How to mentor someone with imposter syndrome
By now, most of us are familiar with imposter syndrome: that nagging feeling of self-doubt that our success isn’t earned or deserved, and that we’ll shortly be discovered as the frauds and shown the door. For most of us, these feelings are common but also fleeting. For example, we might feel anxious just after starting a new job, after a particularly grueling procurement interview, or after receiving a promotion.
But for some of us though, these feelings become somewhat more permanent, and begin to impact performance as a result. This can be particularly challenging for our mentors: how, as a mentor, do you work with someone whose every success triggers anxiety and debilitating self-doubt?
Here’s some best-practice tips for mentoring someone who is suffering- temporarily or more fundamentally – with imposter syndrome:
- Challenge the negativity
A hallmark sign of someone suffering from imposter syndrome is negativity towards every element of their performance. They might say things like:
- “I didn’t articulate myself well enough in that meeting – everyone definitely thought I was stupid” or
- “I’m just waiting for them to realise I’m not right for this job!” or
- “This really isn’t my strength – and I’m not sure what is.”
As a mentor, if you hear these comments, it’s important to counter them, but in a particular way. Instead of simply saying “that’s not true”, point to other evidence that what they’re saying surely couldn’t be true.

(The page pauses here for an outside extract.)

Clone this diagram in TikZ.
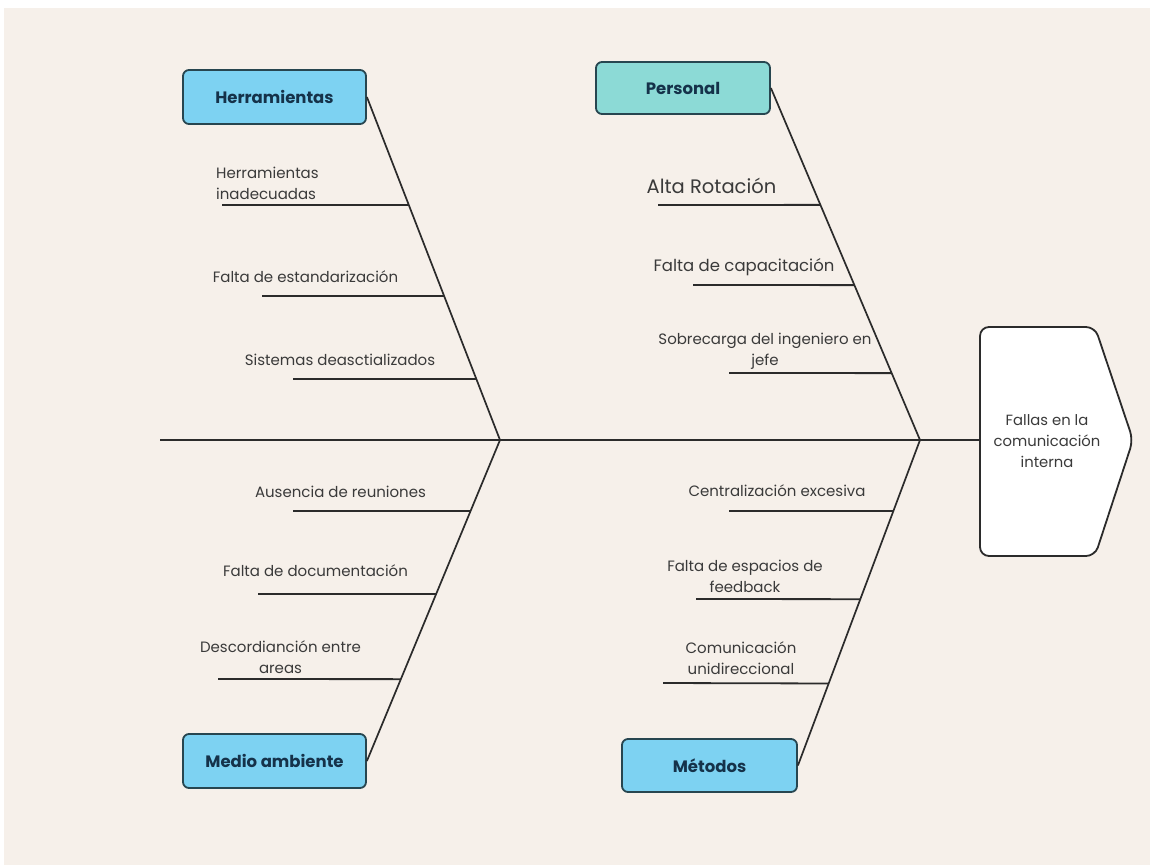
\documentclass[tikz,border=0pt]{standalone}
\usepackage{fontspec}
\setmainfont{Poppins}
\usetikzlibrary{calc}
\definecolor{bg}{HTML}{F6F0EA}
\definecolor{boxblue}{HTML}{7DD2F2}
\definecolor{boxteal}{HTML}{8CDAD6}
\definecolor{boxline}{HTML}{274650}
\definecolor{boxtext}{HTML}{15324A}
\definecolor{bone}{HTML}{2B2B2B}
\definecolor{ribtext}{HTML}{3A3A3A}
\tikzset{
  catbox/.style={draw=boxline, line width=1.8pt, rounded corners=6pt, fill=boxblue,
    minimum width=183pt, minimum height=54pt, inner sep=0pt,
    font=\fontsize{16.5}{19}\selectfont\bfseries, text=boxtext},
  boneline/.style={draw=bone, line width=1.7pt},
  ribline/.style={draw=bone, line width=1.8pt},
  ribtxt/.style={font=\fontsize{15}{21}\selectfont, text=ribtext, align=center, inner sep=0pt},
  bigtxt/.style={font=\fontsize{19.5}{22}\selectfont, text=ribtext, inner sep=0pt},
  headtxt/.style={font=\fontsize{14.8}{21}\selectfont, text=ribtext, align=center, inner sep=0pt},
}
\begin{document}
\begin{tikzpicture}[x=1pt,y=-1pt]
\useasboundingbox (0,0) rectangle (1150,865);
\fill[white] (0,0) rectangle (1150,865);
\fill[bg] (4,8) rectangle (1150,865);

% category boxes
\node[catbox] (H) at (274.5,97) {Herramientas};
\node[catbox, fill=boxteal, minimum width=174pt, minimum height=52pt] (P) at (683,88) {Personal};
\node[catbox] (M) at (274.5,761) {Medio ambiente};
\node[catbox, minimum width=175pt, minimum height=53pt] (Me) at (709.5,765.5) {Métodos};

% junctions and spine
\coordinate (tail) at (160,440);
\coordinate (jL) at (500,440);
\coordinate (jR) at (920,440);
\coordinate (headW) at (980,440);

% head
\draw[draw=bone, line width=1.8pt, fill=white, rounded corners=9pt]
  (980,440) -- (980,327) -- (1095,327) -- (1133,440) -- (1095,556) -- (980,556) -- cycle;
\node[headtxt] (head) at (1047,441) {Fallas en la\\comunicación\\interna};

\draw[boneline] (tail) -- (headW);
\draw[boneline] (H.east) -- (jL);
\draw[boneline] (M.east) -- (jL);
\draw[boneline] (P.east) -- (jR);
\draw[boneline] (Me.east) -- (jR);

% ribs: Herramientas
\coordinate (a1) at (222,205);
\coordinate (a2) at (262,296);
\coordinate (a3) at (293,379);
\draw[ribline] (a1) -- ($(H.east)!0.315!(jL)$);
\draw[ribline] (a2) -- ($(H.east)!0.580!(jL)$);
\draw[ribline] (a3) -- ($(H.east)!0.822!(jL)$);
\node[ribtxt, anchor=west, align=left] (ta1) at (216,183) {Herramientas\\inadecuadas};
\node[ribtxt] (ta2) at (305.5,277) {Falta de estandarización};
\node[ribtxt] (ta3) at (340,360) {Sistemas deasctializados};

% ribs: Medio ambiente
\coordinate (b1) at (293,511);
\coordinate (b2) at (258,594);
\coordinate (b3) at (218,679);
\draw[ribline] (b1) -- ($(M.east)!0.779!(jL)$);
\draw[ribline] (b2) -- ($(M.east)!0.520!(jL)$);
\draw[ribline] (b3) -- ($(M.east)!0.255!(jL)$);
\node[ribtxt] (tb1) at (340.5,492) {Ausencia de reuniones};
\node[ribtxt] (tb2) at (315.5,571) {Falta de documentación};
\node[ribtxt] (tb3) at (280.5,657) {Descordianción entre\\areas};

% ribs: Personal
\coordinate (c1) at (658,205);
\coordinate (c2) at (693,285);
\coordinate (c3) at (729,373);
\draw[ribline] (c1) -- ($(P.east)!0.332!(jR)$);
\draw[ribline] (c2) -- ($(P.east)!0.560!(jR)$);
\draw[ribline] (c3) -- ($(P.east)!0.810!(jR)$);
\node[bigtxt] (tc1) at (711.5,186) {Alta Rotación};
\node[bigtxt, font=\fontsize{16.5}{19}\selectfont] (tc2) at (744,267) {Falta de capacitación};
\node[ribtxt] (tc3) at (765,351) {Sobrecarga del ingeniero en\\jefe};

% ribs: Métodos
\coordinate (d1) at (729,511);
\coordinate (d2) at (696,599);
\coordinate (d3) at (663,683);
\draw[ribline] (d1) -- ($(Me.east)!0.782!(jR)$);
\draw[ribline] (d2) -- ($(Me.east)!0.511!(jR)$);
\draw[ribline] (d3) -- ($(Me.east)!0.252!(jR)$);
\node[ribtxt] (td1) at (777,491) {Centralización excesiva};
\node[ribtxt] (td2) at (745,576) {Falta de espacios de\\feedback};
\node[ribtxt] (td3) at (741,658) {Comunicación\\unidireccional};
\end{tikzpicture}
\end{document}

For example, with the above statements, you could say:
- “Everyone in the meeting was nodding and acknowledging what you said, which means that you articulated yourself very well.”
- “You met multiple intelligent, experienced and competent people during your job interview, so unless they are all terrible at their job, they must have thought you were the right fit.”
- “The fact that you’ve got to this point in your career demonstrates you have many strengths, even if you may not feel that way.”
- Acknowledge that imposter feelings are normal
If you mentee is experiencing imposter syndrome, they are certainly not alone: 85% of employees experience imposter syndrome at some point in their career.
Imposter syndrome also isn’t limited to the average procurement professional, either. Some of the world’s most successful people, including Lady Gaga, Tom Hanks, and Sheryl Sandberg, have all admitted to having imposter syndrome at some point in their careers.
For this reason, if your mentee is struggling with imposter syndrome, it’s important to remind them that most other people do struggle at some point, too. Consider telling them the following:
- “Most people struggle with these feelings. And many are able to move beyond them – just like I know you will be able to.”
- “If someone doesn’t seem to struggle with imposter syndrome, it doesn’t mean they are necessarily more competent or intelligent than you … it just means they may not be as self-aware or they may be more confident.”
- “In general, men feel more comfortable winging it … but that doesn’t mean they are necessarily better at what they do.”
- Acknowledge success – again and again
As a mentor, your role is one of support and encouragement. Ultimately, when your mentee does succeed, they’ll also look to you to celebrate their successes and encourage them to aim higher. And doing so this is particularly important if your mentee is struggling with imposter syndrome.
As a mentor, continue to reassure your mentee that they do belong, that they are competent, and that they deserve their success. Try to encourage them to not compare themselves to others, and instead focus on what they have achieved and what this means to them.